_WRITTEN REQUEST:_
Retype each line exactly. Skip images.
- - - - - - -
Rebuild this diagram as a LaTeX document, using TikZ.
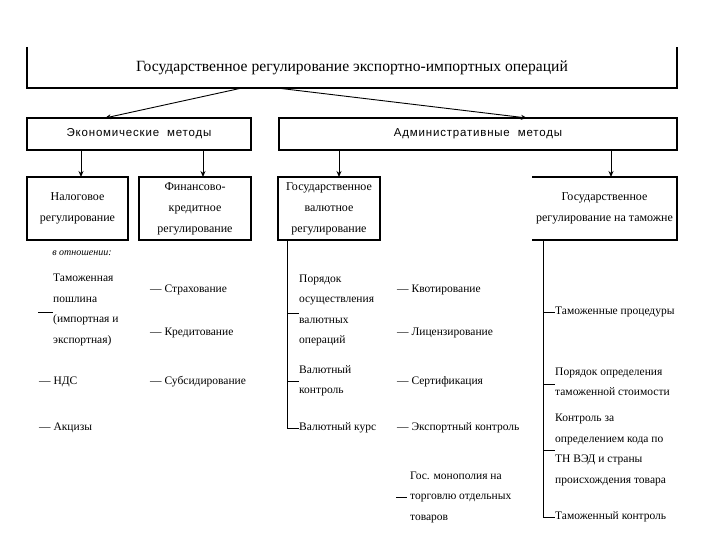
\documentclass[tikz,border=0pt]{standalone}
\usepackage{fontspec}
\setmainfont{Liberation Serif}
\newfontfamily\sansf[LetterSpace=7]{Liberation Sans}
\usetikzlibrary{arrows.meta}
\begin{document}
\begin{tikzpicture}[x=1pt,y=-1pt,
  boxline/.style={line width=1.6pt},
  bx/.style={inner sep=0pt, outer sep=0pt, align=center, font=\fontsize{12}{21}\selectfont},
  conn/.style={line width=0.9pt},
  arr/.style={line width=0.9pt, -{Stealth[length=6pt,width=5pt]}},
  item/.style={anchor=west, inner sep=0pt, align=left, font=\fontsize{11.5}{20.5}\selectfont}]
\useasboundingbox (0,0) rectangle (720,540);
\fill[white] (0,0) rectangle (720,540);
% top box (three sides)
\node[bx, minimum width=650pt, minimum height=41pt, font=\fontsize{15.6}{18}\selectfont] (top) at (352,67.5) {Государственное регулирование экспортно-импортных операций};
\draw[line width=1.2pt] (top.north west) -- (top.south west) -- (top.south east) -- (top.north east);
% method boxes
\node[bx, draw, boxline, minimum width=224pt, minimum height=32pt, font=\sansf\fontsize{11.5}{13}\selectfont] (econ) at (139,134) {Экономические\ \ методы};
\node[bx, draw, boxline, minimum width=398pt, minimum height=32pt, font=\sansf\fontsize{11.5}{13}\selectfont] (adm) at (478,134) {Административные\ \ методы};
\draw[arr] ([xshift=-110pt]top.south) -- ([xshift=-34pt]econ.north);
\draw[arr] ([xshift=-75pt]top.south) -- ([xshift=49pt]adm.north);
% second level boxes
\node[bx, draw, boxline, minimum width=101pt, minimum height=63pt] (nal) at (77.5,208.5) {Налоговое\\регулирование};
\node[bx, draw, boxline, minimum width=112pt, minimum height=63pt] (fin) at (195,208.5) {Финансово-\\кредитное\\регулирование};
\node[bx, draw, boxline, minimum width=102pt, minimum height=63pt] (val) at (329,208.5) {Государственное\\валютное\\регулирование};
\node[bx, minimum width=145pt, minimum height=63pt] (tam) at (604.5,208.5) {Государственное\\регулирование на таможне};
\draw[boxline] (tam.north west) -- (tam.north east) -- (tam.south east) -- (tam.south west);
\draw[arr] ([xshift=3.5pt]nal.north |- econ.south) -- ([xshift=3.5pt]nal.north);
\draw[arr] ([xshift=8pt]fin.north |- econ.south) -- ([xshift=8pt]fin.north);
\draw[arr] ([xshift=10pt]val.north |- adm.south) -- ([xshift=10pt]val.north);
\draw[arr] ([xshift=6.5pt]tam.north |- adm.south) -- ([xshift=6.5pt]tam.north);
% column 1
\node[inner sep=0pt, font=\itshape\fontsize{10}{12}\selectfont] (otn) at (82,253) {в отношении:};
\node[item] (tp) at (53,310) {Таможенная\\пошлина\\(импортная и\\экспортная)};
\coordinate (tpd) at (38,312);
\draw[conn] (tpd) -- (tpd -| tp.west);
\node[item] (nds) at (39,382) {— НДС};
\node[item] (akc) at (39,428) {— Акцизы};
% column 2
\node[item] (str) at (150,290) {— Страхование};
\node[item] (kred) at (150,333) {— Кредитование};
\node[item] (sub) at (150,382) {— Субсидирование};
% column 3
\node[item] (por) at (299,310.5) {Порядок\\осуществления\\валютных\\операций};
\node[item] (vkon) at (299,381) {Валютный\\контроль};
\node[item] (vkurs) at (299,428) {Валютный курс};
\coordinate (v0) at ([xshift=9pt]val.south west);
\draw[conn] (v0) |- (vkurs.west);
\draw[conn] (v0 |- 0,313) -- (por.west |- 0,313);
\draw[conn] (v0 |- vkon.west) -- (vkon.west);
% column 4
\node[item] (kv) at (397,290) {— Квотирование};
\node[item] (lic) at (397,333) {— Лицензирование};
\node[item] (sert) at (397,382) {— Сертификация};
\node[item] (exp) at (397,428) {— Экспортный контроль};
\node[item] (mon) at (410,497) {Гос. монополия на\\торговлю отдельных\\товаров};
\coordinate (mond) at (396,497);
\draw[conn] (mond) -- ([xshift=-3pt]mon.west);
% column 5
\node[item] (tproc) at (555,312) {Таможенные процедуры};
\node[item] (pops) at (555,382) {Порядок определения\\таможенной стоимости};
\node[item] (kontr) at (555,450) {Контроль за\\определением кода по\\ТН ВЭД и страны\\происхождения товара};
\node[item] (tkon) at (555,517) {Таможенный контроль};
\coordinate (t0) at ([xshift=11pt]tam.south west);
\draw[conn] (t0) |- (tkon.west);
\draw[conn] (t0 |- tproc.west) -- (tproc.west);
\draw[conn] (t0 |- 0,384) -- (pops.west |- 0,384);
\draw[conn] (t0 |- kontr.west) -- (kontr.west);
\end{tikzpicture}
\end{document}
- - - - - - -
_RESULT OF THE EXERCISE:_
Rebuild this diagram as a LaTeX document, using TikZ.
\documentclass[tikz,border=0pt]{standalone}
\usepackage{fontspec}
\setmainfont{Liberation Serif}
\newfontfamily\sansf[LetterSpace=7]{Liberation Sans}
\usetikzlibrary{arrows.meta}
\begin{document}
\begin{tikzpicture}[x=1pt,y=-1pt,
  boxline/.style={line width=1.6pt},
  bx/.style={inner sep=0pt, outer sep=0pt, align=center, font=\fontsize{12}{21}\selectfont},
  conn/.style={line width=0.9pt},
  arr/.style={line width=0.9pt, -{Stealth[length=6pt,width=5pt]}},
  item/.style={anchor=west, inner sep=0pt, align=left, font=\fontsize{11.5}{20.5}\selectfont}]
\useasboundingbox (0,0) rectangle (720,540);
\fill[white] (0,0) rectangle (720,540);
% top box (three sides)
\node[bx, minimum width=650pt, minimum height=41pt, font=\fontsize{15.6}{18}\selectfont] (top) at (352,67.5) {Государственное регулирование экспортно-импортных операций};
\draw[line width=1.2pt] (top.north west) -- (top.south west) -- (top.south east) -- (top.north east);
% method boxes
\node[bx, draw, boxline, minimum width=224pt, minimum height=32pt, font=\sansf\fontsize{11.5}{13}\selectfont] (econ) at (139,134) {Экономические\ \ методы};
\node[bx, draw, boxline, minimum width=398pt, minimum height=32pt, font=\sansf\fontsize{11.5}{13}\selectfont] (adm) at (478,134) {Административные\ \ методы};
\draw[arr] ([xshift=-110pt]top.south) -- ([xshift=-34pt]econ.north);
\draw[arr] ([xshift=-75pt]top.south) -- ([xshift=49pt]adm.north);
% second level boxes
\node[bx, draw, boxline, minimum width=101pt, minimum height=63pt] (nal) at (77.5,208.5) {Налоговое\\регулирование};
\node[bx, draw, boxline, minimum width=112pt, minimum height=63pt] (fin) at (195,208.5) {Финансово-\\кредитное\\регулирование};
\node[bx, draw, boxline, minimum width=102pt, minimum height=63pt] (val) at (329,208.5) {Государственное\\валютное\\регулирование};
\node[bx, minimum width=145pt, minimum height=63pt] (tam) at (604.5,208.5) {Государственное\\регулирование на таможне};
\draw[boxline] (tam.north west) -- (tam.north east) -- (tam.south east) -- (tam.south west);
\draw[arr] ([xshift=3.5pt]nal.north |- econ.south) -- ([xshift=3.5pt]nal.north);
\draw[arr] ([xshift=8pt]fin.north |- econ.south) -- ([xshift=8pt]fin.north);
\draw[arr] ([xshift=10pt]val.north |- adm.south) -- ([xshift=10pt]val.north);
\draw[arr] ([xshift=6.5pt]tam.north |- adm.south) -- ([xshift=6.5pt]tam.north);
% column 1
\node[inner sep=0pt, font=\itshape\fontsize{10}{12}\selectfont] (otn) at (82,253) {в отношении:};
\node[item] (tp) at (53,310) {Таможенная\\пошлина\\(импортная и\\экспортная)};
\coordinate (tpd) at (38,312);
\draw[conn] (tpd) -- (tpd -| tp.west);
\node[item] (nds) at (39,382) {— НДС};
\node[item] (akc) at (39,428) {— Акцизы};
% column 2
\node[item] (str) at (150,290) {— Страхование};
\node[item] (kred) at (150,333) {— Кредитование};
\node[item] (sub) at (150,382) {— Субсидирование};
% column 3
\node[item] (por) at (299,310.5) {Порядок\\осуществления\\валютных\\операций};
\node[item] (vkon) at (299,381) {Валютный\\контроль};
\node[item] (vkurs) at (299,428) {Валютный курс};
\coordinate (v0) at ([xshift=9pt]val.south west);
\draw[conn] (v0) |- (vkurs.west);
\draw[conn] (v0 |- 0,313) -- (por.west |- 0,313);
\draw[conn] (v0 |- vkon.west) -- (vkon.west);
% column 4
\node[item] (kv) at (397,290) {— Квотирование};
\node[item] (lic) at (397,333) {— Лицензирование};
\node[item] (sert) at (397,382) {— Сертификация};
\node[item] (exp) at (397,428) {— Экспортный контроль};
\node[item] (mon) at (410,497) {Гос. монополия на\\торговлю отдельных\\товаров};
\coordinate (mond) at (396,497);
\draw[conn] (mond) -- ([xshift=-3pt]mon.west);
% column 5
\node[item] (tproc) at (555,312) {Таможенные процедуры};
\node[item] (pops) at (555,382) {Порядок определения\\таможенной стоимости};
\node[item] (kontr) at (555,450) {Контроль за\\определением кода по\\ТН ВЭД и страны\\происхождения товара};
\node[item] (tkon) at (555,517) {Таможенный контроль};
\coordinate (t0) at ([xshift=11pt]tam.south west);
\draw[conn] (t0) |- (tkon.west);
\draw[conn] (t0 |- tproc.west) -- (tproc.west);
\draw[conn] (t0 |- 0,384) -- (pops.west |- 0,384);
\draw[conn] (t0 |- kontr.west) -- (kontr.west);
\end{tikzpicture}
\end{document}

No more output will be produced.